The mentors of some famous people

  • Yoda entered the Star Wars lore in the second movie, The Empire Strikes Back. The 900-year-old Yoda was not Luke Skywalker’s boss, but a mentor, and in fact had been Obi-Wan Kenobi’s mentor as well. He had been through all the trials and was seemingly retired, yet still able to mentor the willing student.

  • Former CBS anchorman Walter Cronkite was influenced by his high school journalism teacher, Fred Birney.  “He taught me so much in those high school [journalism] classes, and by securing me those early jobs, he cemented my desire to be a reporter for the rest of my life. He was my major inspiration. I always credit Fred Birney for my career,” Cronkite said.
  • Mother Teresa led a remarkable and revered life but may not have achieved all that she did if it weren’t for her mentor, Father Michael van der Peet.  The two met while waiting for a bus in Rome and quickly developed a close friendship. They spoke regularly and confided in each other over the years. 
  • Oprah Winfrey praises her fourth grade teacher,  Mrs. Mary Duncan at Wharton Elementary School in Nashville.
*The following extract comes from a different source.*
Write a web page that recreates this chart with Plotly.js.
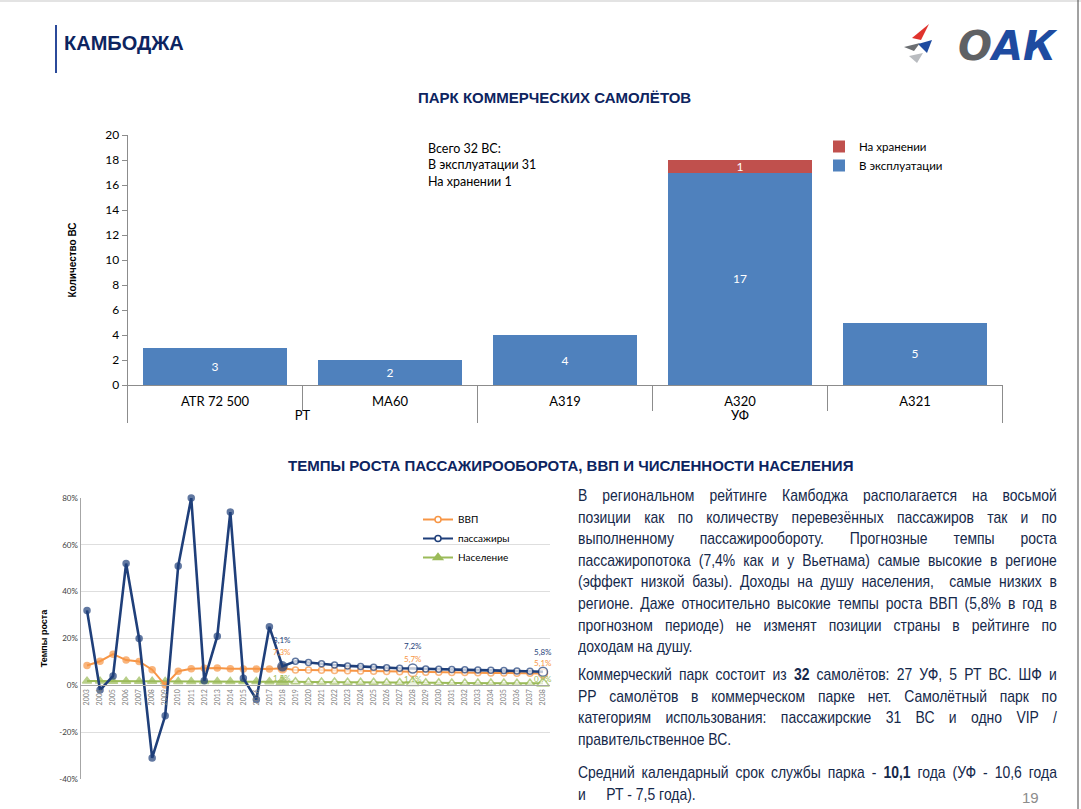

The biggest impact that Mrs. Duncan had on Oprah’s life was to help her not be afraid of being smart. Not only did she encourage her to read, but Mrs. Duncan frequently stayed after school with Oprah to work with her on assignments and help her to select new and challenging books. Oprah says a mentor is someone who allows you to see the hope inside yourself.
  • Simba in The Lion King learned valuable lessons about bravery and leadership and sacrifice from his father and mentor, Mufasa
  • The original Mentor: “Mentor” was literally a guardian in ancient Greek mythology. In Homer’s epic story, The Odyssey, Mentor was assigned by his good friend King Odysseus to be the guardian of the king’s son while the king went off to fight the famous Trojan War. The word “mentor” has been preserved for centuries from that story.

Ed Wojcicki was ILACP executive director from 2014-2022 and is now dabbling in his former career as a writer.